How was it resolved?

In the short term, we resolved it by restarting services and flipping over to backups. In the long term, we solved the underlying problem (knock wood!) through software patches and revised use of the cache.

He went on to say, " Effective crisis communication has the following components:"

-maintain connectivity with those impacted
- be available to the media, if necessary
-show empathy for people involved
-allow for open access to information
-regain trust
-be professional and show leadership, ethics and lessons learned and how you will be preventing against (a repeat) occurrence

What advice would you give others facing similar situations? What would you do differently next time? Have there been any other situations where you saw a customer in crisis?

David: "When it comes to communication, the biggest danger is sounded like a faceless robot. "We apologize for any inconvenience this may have caused" is an example of weasel, robot bullsh-t. Own the fact that you have caused your customers harm. Don't sweep it under the floor with (language like) "this may have caused." It does cause! Otherwise your customers wouldn't have been complaining.

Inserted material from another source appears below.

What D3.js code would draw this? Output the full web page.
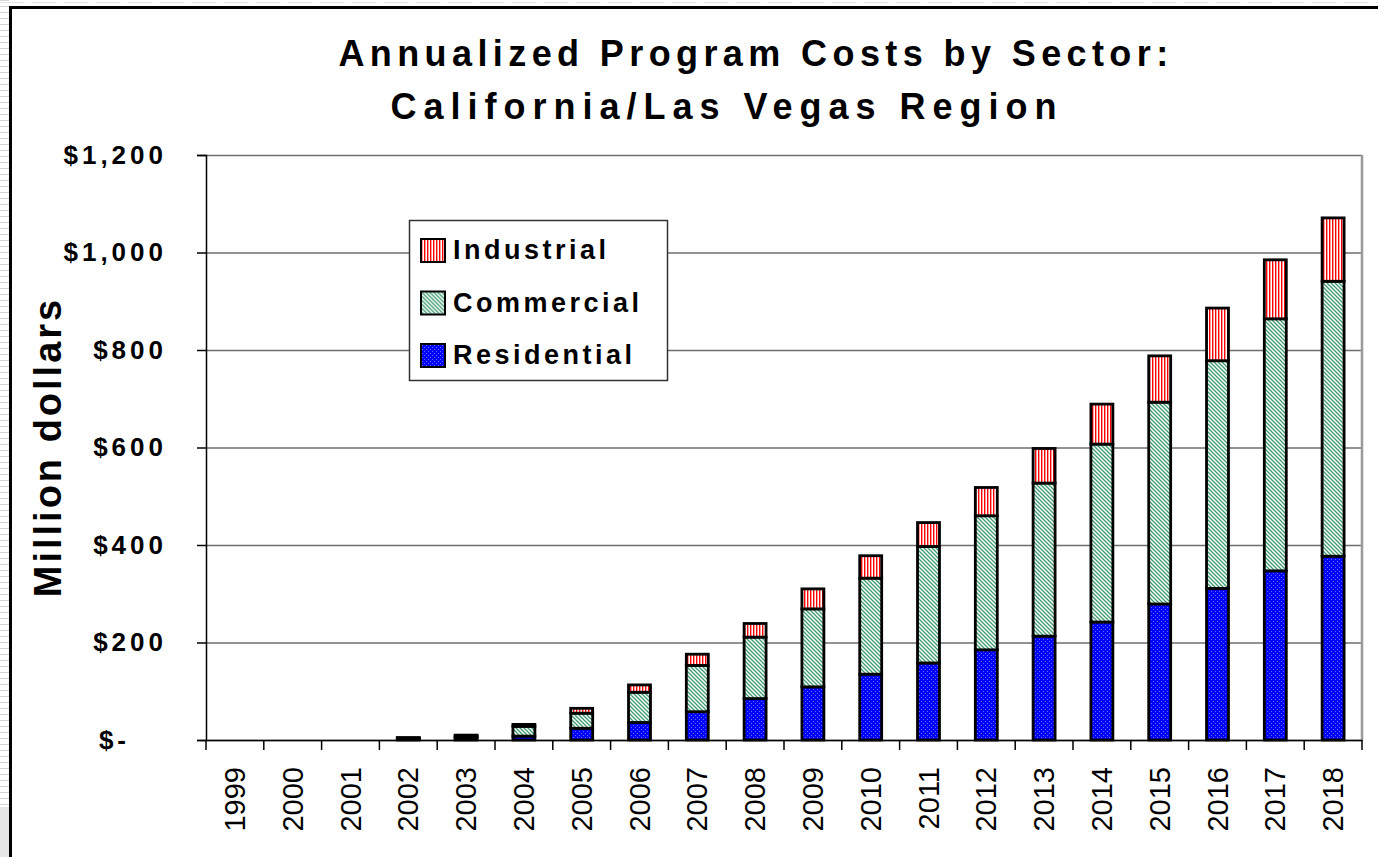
<!DOCTYPE html>
<html>
<head>
<meta charset="utf-8">
<script src="https://cdn.jsdelivr.net/npm/d3@7"></script>
<style>
  body { margin: 0; background: #fff; }
  text { font-family: "Liberation Sans", Arial, sans-serif; }
</style>
</head>
<body>
<svg width="1378" height="857"></svg>
<script>
// values, million dollars
const years = ['1999', '2000', '2001', '2002', '2003', '2004', '2005', '2006', '2007', '2008',
  '2009', '2010', '2011', '2012', '2013', '2014', '2015', '2016', '2017', '2018'];
const residential = [0, 0, 0, 2, 4, 8, 24, 36, 58, 85, 109, 135, 158, 185, 213, 242, 279, 311, 347, 377];
const commercial = [0, 0, 0, 2, 4, 20, 31, 62, 95, 126, 160, 197, 239, 275, 314, 365, 414, 467, 517, 564];
const industrial = [0, 0, 0, 1, 2, 4, 10, 15, 23, 28, 41, 46, 49, 58, 71, 82, 95, 108, 121, 130];
const yTicks = [0, 200, 400, 600, 800, 1000, 1200];
const sectors = ['Residential', 'Commercial', 'Industrial'];
const legendOrder = ['Industrial', 'Commercial', 'Residential'];

const svg = d3.select('svg');
const plot = { left: 206, right: 1362, top: 155, bottom: 740 };

// patterns
const defs = svg.append('defs');
const pInd = defs.append('pattern').attr('id', 'pat-ind')
  .attr('patternUnits', 'userSpaceOnUse').attr('width', 3).attr('height', 3);
pInd.append('rect').attr('width', 3).attr('height', 3).attr('fill', '#fff');
pInd.append('rect').attr('x', 0).attr('width', 1.3).attr('height', 3).attr('fill', '#ff0000');
pInd.append('rect').attr('x', 1.3).attr('width', 0.7).attr('height', 3).attr('fill', '#ff9090');

const pCom = defs.append('pattern').attr('id', 'pat-com')
  .attr('patternUnits', 'userSpaceOnUse').attr('width', 4).attr('height', 4);
pCom.append('rect').attr('width', 4).attr('height', 4).attr('fill', '#fff');
pCom.append('path').attr('d', 'M-1,-1L5,5M-1,3L1,5M3,-1L5,1')
  .attr('stroke', '#3d9a6e').attr('stroke-width', 1.3);

const pRes = defs.append('pattern').attr('id', 'pat-res')
  .attr('patternUnits', 'userSpaceOnUse').attr('width', 4).attr('height', 4);
pRes.append('rect').attr('width', 4).attr('height', 4).attr('fill', '#0000ff');
pRes.append('rect').attr('x', 1).attr('y', 1).attr('width', 1).attr('height', 1).attr('fill', '#6a6aff');
pRes.append('rect').attr('x', 3).attr('y', 3).attr('width', 1).attr('height', 1).attr('fill', '#6a6aff');

const fills = { Industrial: 'url(#pat-ind)', Commercial: 'url(#pat-com)', Residential: 'url(#pat-res)' };

// page surroundings: spreadsheet strip on the left, frame of the chart object
const strip = svg.append('g');
d3.range(0, 807, 6).forEach(v => {
  strip.append('line').attr('x1', 0).attr('x2', 9).attr('y1', v + 0.5).attr('y2', v + 0.5)
    .attr('stroke', '#d4d4d4');
});
strip.append('rect').attr('x', 0).attr('y', 807).attr('width', 9).attr('height', 50).attr('fill', '#e6e6e6');
d3.range(0, 1378, 32).forEach(v => {
  strip.append('line').attr('x1', v).attr('x2', v + 24).attr('y1', 2.5).attr('y2', 2.5)
    .attr('stroke', '#e2e2e2');
});
svg.append('rect').attr('x', 10.5).attr('y', 7.5).attr('width', 1400).attr('height', 900)
  .attr('fill', '#fff').attr('stroke', '#000').attr('stroke-width', 3);

const x = d3.scaleBand().domain(years).range([plot.left, plot.right])
  .paddingInner(0.62).paddingOuter(0.31);
const y = d3.scaleLinear().domain([0, 1200]).range([plot.bottom, plot.top]);

// gridlines + plot border
svg.append('g')
  .attr('transform', 'translate(' + plot.left + ',0)')
  .call(d3.axisLeft(y).tickValues(yTicks).tickSize(-(plot.right - plot.left)).tickFormat(''))
  .call(g => g.select('.domain').remove())
  .call(g => g.selectAll('line').attr('stroke', '#6e6e6e').attr('stroke-width', 1.5));
svg.append('line').attr('x1', plot.right).attr('x2', plot.right)
  .attr('y1', plot.top).attr('y2', plot.bottom)
  .attr('stroke', '#999').attr('stroke-width', 2.5);

// stacked bars
const table = years.map((yr, i) => ({
  year: yr, Residential: residential[i], Commercial: commercial[i], Industrial: industrial[i]
}));
const series = d3.stack().keys(sectors)(table);

svg.append('g').selectAll('g')
  .data(series)
  .enter().append('g')
  .attr('fill', d => fills[d.key])
  .selectAll('rect')
  .data(d => d.filter(s => s[1] > s[0]))
  .enter().append('rect')
  .attr('x', d => x(d.data.year))
  .attr('width', x.bandwidth())
  .attr('y', d => y(d[1]))
  .attr('height', d => y(d[0]) - y(d[1]))
  .attr('stroke', '#000')
  .attr('stroke-width', 2.8);

// y axis
const yAxis = svg.append('g')
  .attr('transform', 'translate(' + plot.left + ',0)')
  .call(d3.axisLeft(y).tickValues(yTicks).tickSize(9).tickPadding(30)
    .tickFormat(d => d === 0 ? '$-' : '$' + d3.format(',')(d)));
yAxis.select('.domain').attr('stroke', '#000').attr('stroke-width', 1.5);
yAxis.selectAll('line').attr('stroke', '#000').attr('stroke-width', 1.5);
yAxis.selectAll('text')
  .attr('font-size', 26).attr('font-weight', 'bold').attr('letter-spacing', 4)
  .attr('fill', '#000')
  .attr('dx', d => d === 0 ? -37 : 0)
  .style('font-family', '"Liberation Sans", Arial, sans-serif');

// x axis
const xAxis = svg.append('g')
  .attr('transform', 'translate(0,' + plot.bottom + ')')
  .call(d3.axisBottom(x).tickSize(0).tickFormat(''));
xAxis.select('.domain').attr('stroke', '#000').attr('stroke-width', 1.5);
svg.append('g').selectAll('line')
  .data(years)
  .enter().append('line')
  .attr('x1', d => x(d) - x.step() * x.paddingInner() / 2)
  .attr('x2', d => x(d) - x.step() * x.paddingInner() / 2)
  .attr('y1', plot.bottom).attr('y2', plot.bottom + 10)
  .attr('stroke', '#000').attr('stroke-width', 1.5);
svg.append('line')
  .attr('x1', plot.right).attr('x2', plot.right)
  .attr('y1', plot.bottom).attr('y2', plot.bottom + 10)
  .attr('stroke', '#000').attr('stroke-width', 1.5);
svg.append('g').selectAll('text')
  .data(years)
  .enter().append('text')
  .attr('transform', d => 'translate(' + (x(d) + x.bandwidth() / 2) + ',' + (plot.bottom + 27) + ') rotate(-90)')
  .attr('text-anchor', 'end')
  .attr('dy', '0.35em')
  .attr('font-size', 29)
  .attr('fill', '#000')
  .text(d => d);

// axis title
svg.append('text')
  .attr('transform', 'translate(61,447) rotate(-90)')
  .attr('text-anchor', 'middle')
  .attr('font-size', 38).attr('font-weight', 'bold').attr('letter-spacing', 3)
  .text('Million dollars');

// chart title
svg.append('text')
  .attr('x', 756).attr('y', 66)
  .attr('text-anchor', 'middle')
  .attr('font-size', 36).attr('font-weight', 'bold').attr('letter-spacing', 5.4)
  .text('Annualized Program Costs by Sector:');
svg.append('text')
  .attr('x', 727).attr('y', 119)
  .attr('text-anchor', 'middle')
  .attr('font-size', 36).attr('font-weight', 'bold').attr('letter-spacing', 7)
  .text('California/Las Vegas Region');

// legend
const legend = svg.append('g').attr('transform', 'translate(409,220)');
legend.append('rect').attr('x', 0.5).attr('y', 0.5).attr('width', 258).attr('height', 160)
  .attr('fill', '#fff').attr('stroke', '#333').attr('stroke-width', 1.5);
const item = legend.selectAll('.item')
  .data(legendOrder)
  .enter().append('g')
  .attr('class', 'item')
  .attr('transform', (d, i) => 'translate(12,' + (19 + i * 52.5) + ')');
item.append('rect')
  .attr('width', 24).attr('height', 23)
  .attr('fill', d => fills[d])
  .attr('stroke', '#000').attr('stroke-width', 2);
item.append('text')
  .attr('x', 32).attr('y', 20)
  .attr('font-size', 27).attr('font-weight', 'bold').attr('letter-spacing', 3.5)
  .text(d => d);
</script>
</body>
</html>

Also, inconvenience is when you have to wait another 5 minutes for your coffee. Pain is when someone spills it in your lap. If you're running an application (to which) customers are entrusting their documents and productivity, you're on the pain end of the spectrum, not the inconvenience end, when the system is down.

So counteract those instincts to be a robot by talking like one human to another. Apologize sincerely and profusely for the situation. Write a custom apology back to everyone who gets in contact to complain; don't just send a generic email blast. Yes, that might take a while, but it's worth it. You just might have a chance to come out looking better than you did before the crisis (although don't bank on it and don't test people's patience)."

I learned a great deal from David and Rework about crisis communication and what it means to be an entrepreneur. "Inspiration is persishable," says David in Rework. I have a feeling that this experience will stay with me for a long time and I hope that it does for you, too!